As reported in July by Minn Post’s Adam Platt and more broadly publicized last week in an article by Janet Moore in the Star Tribune, the Met Council’s project to extend light rail 14.5 miles from Minneapolis downtown to Eden Prairie now has an unknown total cost and unknown delivery date. Costs have blown past the initial budget and contingency budget dollars, and the rail will not be operational by 2023.
The Met Council’s public website for the project continues to lie about total costs and expected first-passengers delivery date in the “Project Facts” and “Project Timeline” sections.
The total costs may well be “$150 million to $200 million a mile” per Southwest project director Jim Alexander, quoted in the Star Tribune article.
To put this in context, adding a city freeway lane costs $15 million per lane-mile and repaving an asphalt street in our cities costs just under $1 million per lane-mile. For every adult in Hennepin county, the LRT construction cost is $2900, just over 2-years-worth of round-trip fares for a daily bus rider and more than 3-years-worth of commute costs for a car driver on that route.

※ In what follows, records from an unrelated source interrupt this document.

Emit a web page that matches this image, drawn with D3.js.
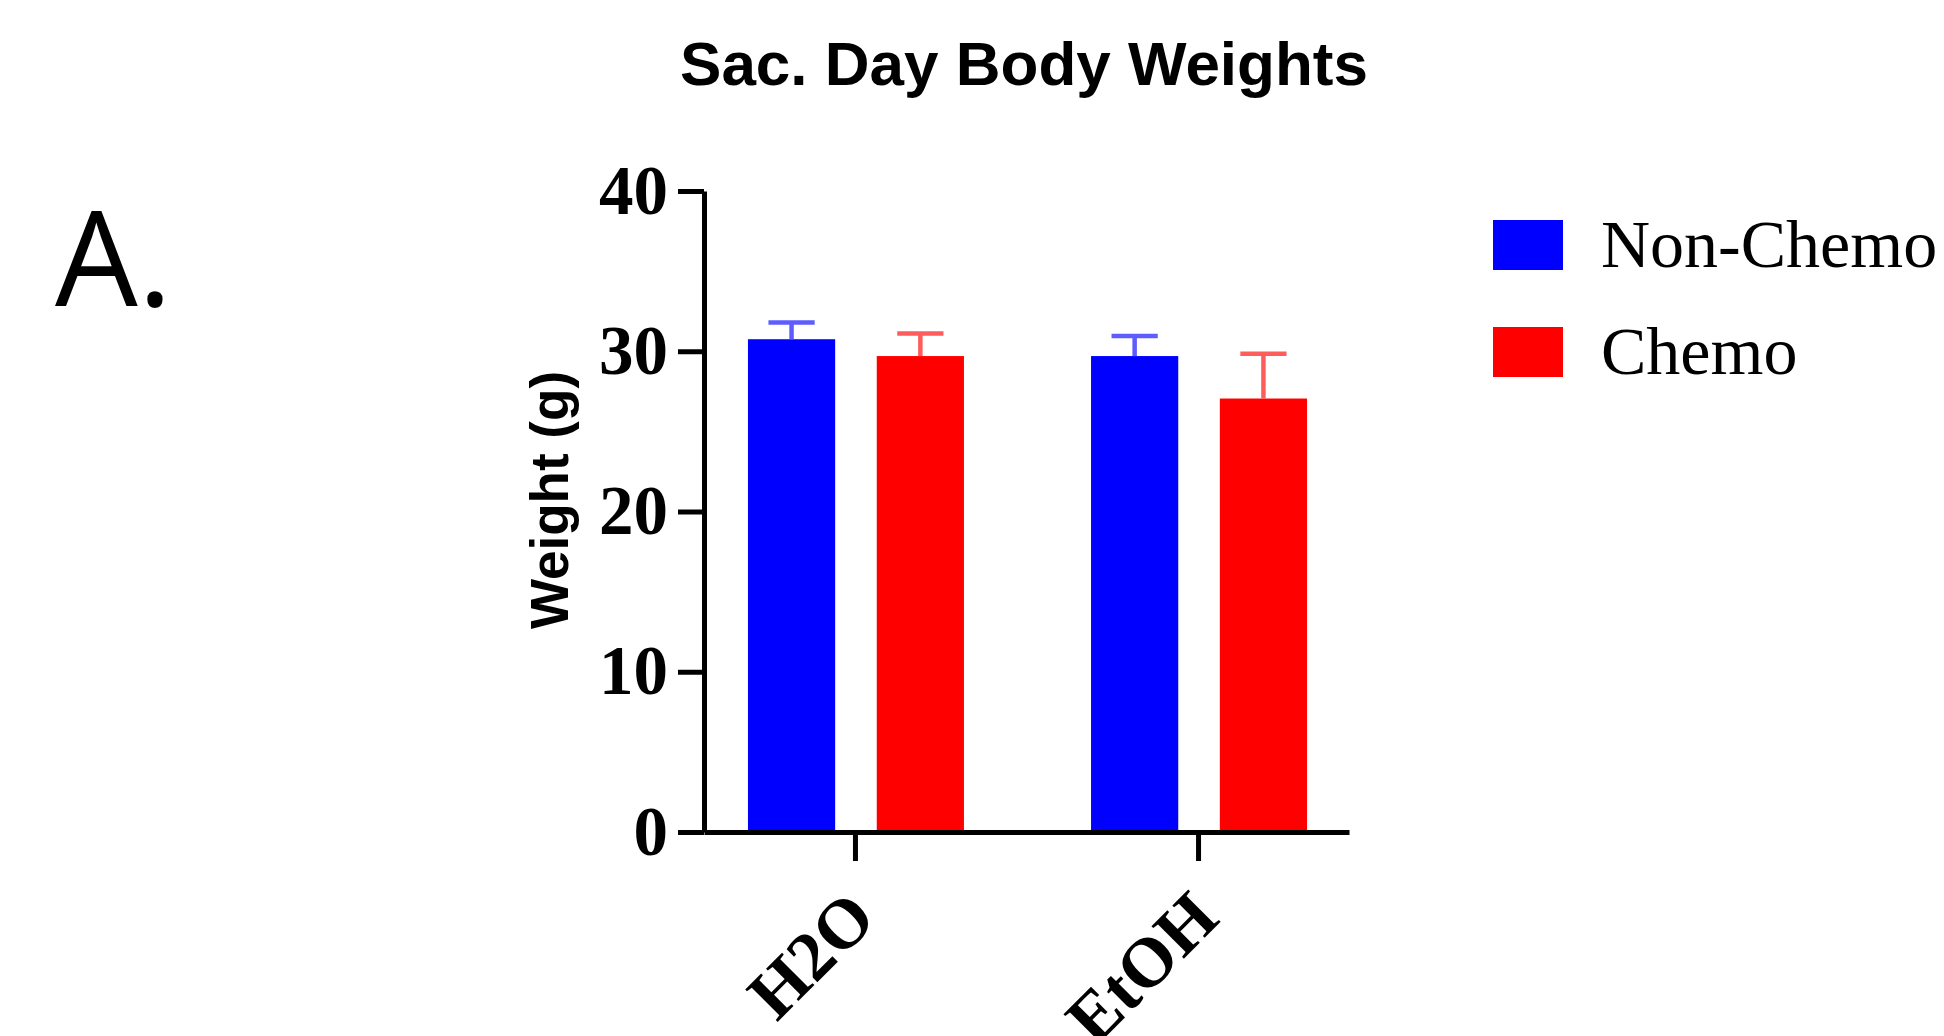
<!DOCTYPE html>
<html>
<head>
<meta charset="utf-8">
<title>Sac. Day Body Weights</title>
<script src="https://cdn.jsdelivr.net/npm/d3@7"></script>
<style>
  html, body { margin: 0; padding: 0; background: #fff; }
  #chart { width: 1944px; height: 1036px; }
</style>
</head>
<body>
<div id="chart"></div>
<script>
// datos (media y error estandar, en gramos)
const groups = ["H2O", "EtOH"];
const series = ["Non-Chemo", "Chemo"];
const nonChemoMean = [30.75, 29.7];
const chemoMean    = [29.7, 27.05];
const nonChemoErr  = [1.05, 1.25];
const chemoErr     = [1.4, 2.8];
const yTicks = [0, 10, 20, 30, 40];

const colors    = { "Non-Chemo": "#0000ff", "Chemo": "#ff0000" };
const errColors = { "Non-Chemo": "#5c5cff", "Chemo": "#ff5c5c" };

// filas para dibujar
const rows = [];
groups.forEach((g, i) => {
  rows.push({ group: g, serie: "Non-Chemo", mean: nonChemoMean[i], err: nonChemoErr[i] });
  rows.push({ group: g, serie: "Chemo",     mean: chemoMean[i],    err: chemoErr[i] });
});

const width = 1944, height = 1036;
const plot = { left: 704, right: 1349, top: 191, bottom: 832 };

const svg = d3.select("#chart")
  .append("svg")
    .attr("width", width)
    .attr("height", height);

// escalas
const x0 = d3.scalePoint()
  .domain(groups)
  .range([plot.left, plot.right])
  .padding(0.44);

const x1 = d3.scaleBand()
  .domain(series)
  .range([-107, 109])
  .paddingInner(0.323)
  .paddingOuter(0);

const y = d3.scaleLinear()
  .domain([0, 40])
  .range([plot.bottom, plot.top]);

// barras
svg.append("g")
  .selectAll("rect")
  .data(rows)
  .join("rect")
    .attr("x", d => x0(d.group) + x1(d.serie))
    .attr("y", d => y(d.mean))
    .attr("width", x1.bandwidth())
    .attr("height", d => y(0) - y(d.mean))
    .attr("fill", d => colors[d.serie]);

// barras de error (solo hacia arriba)
const capW = x1.bandwidth() * 0.53;
const err = svg.append("g")
  .selectAll("g")
  .data(rows)
  .join("g")
    .attr("stroke", d => errColors[d.serie])
    .attr("stroke-width", 4.5);

err.append("line")
  .attr("x1", d => x0(d.group) + x1(d.serie) + x1.bandwidth() / 2)
  .attr("x2", d => x0(d.group) + x1(d.serie) + x1.bandwidth() / 2)
  .attr("y1", d => y(d.mean))
  .attr("y2", d => y(d.mean + d.err));

err.append("line")
  .attr("x1", d => x0(d.group) + x1(d.serie) + x1.bandwidth() / 2 - capW / 2)
  .attr("x2", d => x0(d.group) + x1(d.serie) + x1.bandwidth() / 2 + capW / 2)
  .attr("y1", d => y(d.mean + d.err))
  .attr("y2", d => y(d.mean + d.err));

// eje Y
const yAxis = svg.append("g")
  .attr("transform", `translate(${plot.left}, 0)`)
  .call(d3.axisLeft(y).tickValues(yTicks).tickSize(26).tickSizeOuter(0).tickPadding(10));

yAxis.select(".domain").attr("stroke", "#000").attr("stroke-width", 5);
yAxis.selectAll(".tick line").attr("stroke", "#000").attr("stroke-width", 5);
yAxis.selectAll(".tick text")
  .attr("font-family", "'Liberation Serif', 'Times New Roman', serif")
  .attr("font-weight", "bold")
  .attr("font-size", 69)
  .attr("fill", "#000");

// eje X
const xAxis = svg.append("g")
  .attr("transform", `translate(0, ${plot.bottom})`)
  .call(d3.axisBottom(x0).tickSize(29).tickSizeOuter(0));

xAxis.select(".domain").attr("stroke", "#000").attr("stroke-width", 5);
xAxis.selectAll(".tick line").attr("stroke", "#000").attr("stroke-width", 5);
xAxis.selectAll(".tick text")
  .attr("y", 0)
  .attr("dy", 0)
  .attr("text-anchor", "end")
  .attr("transform", "translate(23, 89) rotate(-45)")
  .attr("font-family", "'Liberation Serif', 'Times New Roman', serif")
  .attr("font-weight", "bold")
  .attr("font-size", 70)
  .attr("fill", "#000");

// titulo del eje Y
svg.append("text")
  .attr("transform", "translate(568, 500) rotate(-90)")
  .attr("text-anchor", "middle")
  .attr("font-family", "'Liberation Sans', Arial, sans-serif")
  .attr("font-weight", "bold")
  .attr("font-size", 53)
  .text("Weight (g)");

// titulo
svg.append("text")
  .attr("x", 1024)
  .attr("y", 85)
  .attr("text-anchor", "middle")
  .attr("font-family", "'Liberation Sans', Arial, sans-serif")
  .attr("font-weight", "bold")
  .attr("font-size", 62)
  .text("Sac. Day Body Weights");

// etiqueta del panel
svg.append("text")
  .attr("x", 55)
  .attr("y", 306)
  .attr("font-family", "'Open Sans', sans-serif")
  .attr("font-size", 131)
  .text("A.");

// leyenda
const legend = svg.append("g")
  .selectAll("g")
  .data(series)
  .join("g")
    .attr("transform", (d, i) => `translate(1493, ${220 + i * 107})`);

legend.append("rect")
  .attr("width", 70)
  .attr("height", 50)
  .attr("fill", d => colors[d]);

legend.append("text")
  .attr("x", 108)
  .attr("y", 47)
  .attr("font-family", "'Liberation Serif', 'Times New Roman', serif")
  .attr("font-size", 68)
  .text(d => d);
</script>
</body>
</html>
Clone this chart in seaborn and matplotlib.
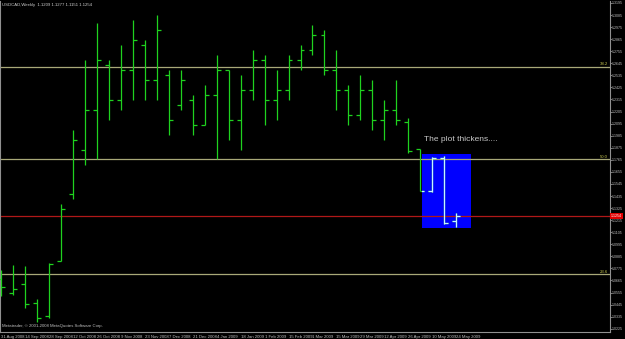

If we divided the $2.9 Billion construction cost by the 17,000 daily rides, we could have just handed each of those expected commuters $170,000 and encouraged them to hire a private driver.
And with the downturn of travel of any sort to downtown Minneapolis due to work-from-home shifts and downtown crime safety concerns, the already-reduced forecasts for 17,000 trips daily on this line are looking more like fiction every day.
The question becomes: having wasted this much money and time on a project with no possible positive cost-benefit nor even sufficient anticipated ridership numbers to pay the ongoing operating expenses, will anyone have the courage to cancel it?
The Southwest Light Rail (SW LRT) has been controversial since it was first proposed. The Met Council, appointed by (DFL) governors creatively promoted and financed the project with promises of Federal funds, an added sales tax in Hennepin County and overly optimistic statements about how construction complexities would be resolved. US Senators Amy Klobuchar and Tina Smith have been enthusiastic supporters of the project and participated in the 2018 “groundbreaking” ceremonies.